Like many people, Thanksgiving is my favorite holiday: great food, togetherness, and very little commercialism. I also really love a holiday in which we take the time to think of all we have to be thankful for. Most of us know by now the many psychological and health benefits of expressing and cultivating gratitude (the famous gratitude list in which each night you write down things you are grateful for really does decrease depression and increase positive feelings) from the field of positive psychology. But I am thinking bigger about being thankful this year. I feel the urge not only be thankful, but to truly give thanks. Showing people that I appreciate them is such an easy thing to do, makes people feel so good, and yet, most all of us don’t do it as often as we could.
First I can start with just noticing things and saying words of thanks. Over time I fall into routines with people, especially with my family. I learn to expect certain things as part of our day to day living and the give and take of family life. I could go out of my way to really say thanks and notice the little things that people do because of the bonds we have with one another. I can see my husband’s hauling the trash down our hill as more than just a chore, but as a way that he shows us our family matters to him. I can truly recognize how grateful I am to my friend who meets me each week to hike, even when it makes it hard on her schedule for us to go together.
Another thing I can do to give thanks is to do something to be helpful.

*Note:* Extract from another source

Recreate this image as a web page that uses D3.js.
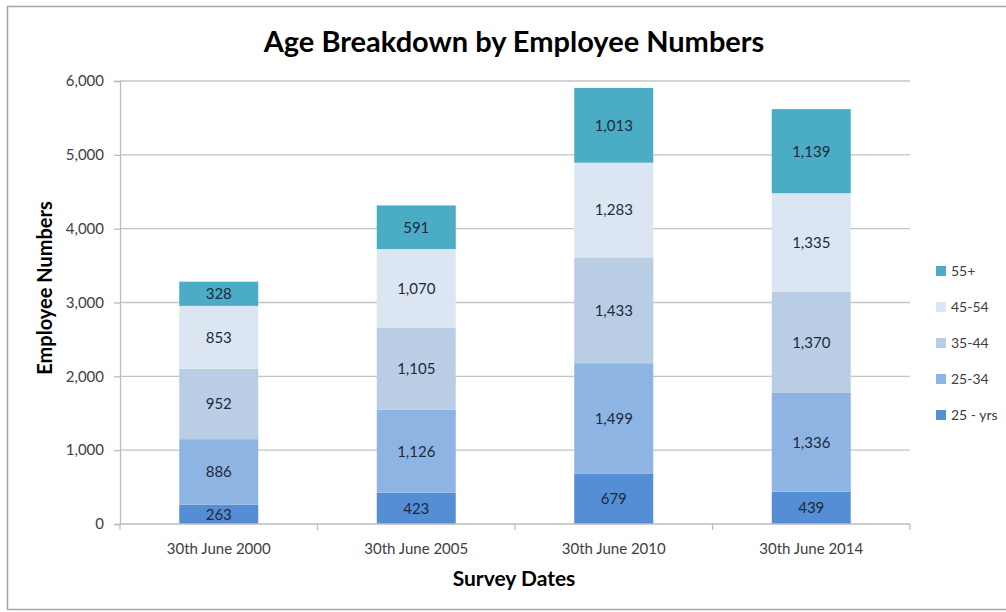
<!DOCTYPE html>
<html>
<head>
<meta charset="utf-8">
<script src="https://cdn.jsdelivr.net/npm/d3@7"></script>
<style>
  html, body { margin: 0; padding: 0; background: #fff; }
  svg { display: block; font-family: Lato, "Open Sans", "Liberation Sans", sans-serif; }
</style>
</head>
<body>
<svg id="chart" width="1006" height="612"></svg>
<script>
// Survey dates along the x axis
const categories = ["30th June 2000", "30th June 2005", "30th June 2010", "30th June 2014"];

// Age groups, stacked bottom to top
const ageGroups = ["25 - yrs", "25-34", "35-44", "45-54", "55+"];
const under25  = [263, 423, 679, 439];
const age25_34 = [886, 1126, 1499, 1336];
const age35_44 = [952, 1105, 1433, 1370];
const age45_54 = [853, 1070, 1283, 1335];
const age55up  = [328, 591, 1013, 1139];

const yTicks = [0, 1000, 2000, 3000, 4000, 5000, 6000];
const colors = ["#558ed5", "#8eb4e3", "#b9cde5", "#dce6f2", "#4bacc6"];

const seriesValues = [under25, age25_34, age35_44, age45_54, age55up];
const rows = categories.map((c, i) => {
  const r = { date: c };
  ageGroups.forEach((g, k) => { r[g] = seriesValues[k][i]; });
  return r;
});

const svg = d3.select("#chart");
const plotLeft = 120, plotRight = 910, plotTop = 81, plotBottom = 524;

// Outer chart frame
svg.append("rect")
  .attr("x", 7.5).attr("y", 6.5).attr("width", 1010).attr("height", 603)
  .attr("fill", "#fff").attr("stroke", "#a6a6a6").attr("stroke-width", 1.5);

const x = d3.scaleBand().domain(categories).range([plotLeft, plotRight]).paddingInner(0.6).paddingOuter(0.3);
const y = d3.scaleLinear().domain([0, 6000]).range([plotBottom, plotTop]);

// Horizontal gridlines
svg.append("g").selectAll("line").data(yTicks.slice(1)).join("line")
  .attr("x1", plotLeft).attr("x2", plotRight)
  .attr("y1", d => y(d)).attr("y2", d => y(d))
  .attr("stroke", "#c4c4c4").attr("stroke-width", 1.3);

// Y axis
const yAxis = svg.append("g").attr("transform", `translate(${plotLeft},0)`)
  .call(d3.axisLeft(y).tickValues(yTicks).tickFormat(d3.format(",")).tickSize(6).tickPadding(10));
yAxis.select(".domain").attr("stroke", "#bcbcbc").attr("stroke-width", 1.3);
yAxis.selectAll(".tick line").attr("stroke", "#bcbcbc").attr("stroke-width", 1.3);
yAxis.selectAll(".tick text").attr("fill", "#404040").attr("font-size", 15)
  .attr("font-family", "Lato, 'Open Sans', sans-serif");

// Stacked bars
const stack = d3.stack().keys(ageGroups)(rows);
const layers = svg.append("g").selectAll("g").data(stack).join("g")
  .attr("fill", (d, i) => colors[i]);
layers.selectAll("rect").data(d => d).join("rect")
  .attr("x", d => x(d.data.date))
  .attr("width", x.bandwidth())
  .attr("y", d => y(d[1]))
  .attr("height", d => y(d[0]) - y(d[1]));

// Segment value labels
const fmt = d3.format(",");
layers.each(function (layer) {
  d3.select(this).selectAll("text").data(layer).join("text")
    .attr("x", d => x(d.data.date) + x.bandwidth() / 2)
    .attr("y", d => (y(d[0]) + y(d[1])) / 2)
    .attr("dy", "0.36em")
    .attr("text-anchor", "middle")
    .attr("fill", "#1f2a3a")
    .attr("font-size", 15)
    .text(d => fmt(d[1] - d[0]));
});

// X axis with separators between categories
const xAxisG = svg.append("g").attr("transform", `translate(0,${plotBottom})`);
xAxisG.append("line").attr("x1", plotLeft).attr("x2", plotRight)
  .attr("stroke", "#bcbcbc").attr("stroke-width", 1.3);
const sepTicks = d3.range(categories.length + 1).map(i => plotLeft + i * (plotRight - plotLeft) / categories.length);
xAxisG.selectAll("line.sep").data(sepTicks).join("line").attr("class", "sep")
  .attr("x1", d => d).attr("x2", d => d).attr("y1", 0).attr("y2", 6)
  .attr("stroke", "#bcbcbc").attr("stroke-width", 1.3);
xAxisG.selectAll("text").data(categories).join("text")
  .attr("x", d => x(d) + x.bandwidth() / 2)
  .attr("y", 30)
  .attr("text-anchor", "middle")
  .attr("fill", "#404040").attr("font-size", 15)
  .text(d => d);

// Title and axis titles
svg.append("text").attr("x", 514).attr("y", 52).attr("text-anchor", "middle")
  .attr("font-size", 29).attr("font-weight", "bold").attr("fill", "#000")
  .text("Age Breakdown by Employee Numbers");
svg.append("text").attr("x", 514).attr("y", 586).attr("text-anchor", "middle")
  .attr("font-size", 21).attr("font-weight", "bold").attr("fill", "#000")
  .text("Survey Dates");
svg.append("text")
  .attr("transform", "translate(52,288) rotate(-90)")
  .attr("text-anchor", "middle")
  .attr("font-size", 20).attr("font-weight", "bold").attr("fill", "#000")
  .text("Employee Numbers");

// Legend, top entry is the last stacked series
const legend = svg.append("g").attr("transform", "translate(936,271)");
const legendOrder = ageGroups.map((g, i) => ({ g, c: colors[i] })).reverse();
const item = legend.selectAll("g").data(legendOrder).join("g")
  .attr("transform", (d, i) => `translate(0,${i * 36})`);
item.append("rect").attr("x", 0).attr("y", -5).attr("width", 10).attr("height", 10)
  .attr("fill", d => d.c);
item.append("text").attr("x", 15).attr("y", 0).attr("dy", "0.36em")
  .attr("font-size", 14).attr("fill", "#404040").text(d => d.g);
</script>
</body>
</html>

I could appreciate being cooked for by doing dishes, or express my thanks to a neighbor by pulling in their trash cans. I remember years ago, in our old house, our neighbor across the street mowed our lawn for us, without saying anything, just because he knew we did it every Sunday. Sometimes those unexpected encounters, where we show someone we notice them by doing something to help them, makes us all feel more connected.
And how about just listening? We all underestimate how hard it is, but know how amazing it feels, to have someone just listen. I am so quick to interrupt, give advice, or check my phone while someone is talking, without even realizing it. Time and attention literally cost me nothing, and yet, they are the most precious commodities. So many misunderstandings happen because people are so concerned with being heard, that they can’t really listen.
So this year as Thanksgiving passes, I want to make sure my good intentions last longer than the five pounds I’ve gained. I want to go beyond the words of gratitude I shared around the table before the meal (and before the NY Giants got beaten) and put my words into action. It literally takes so little to make someone else feel so big.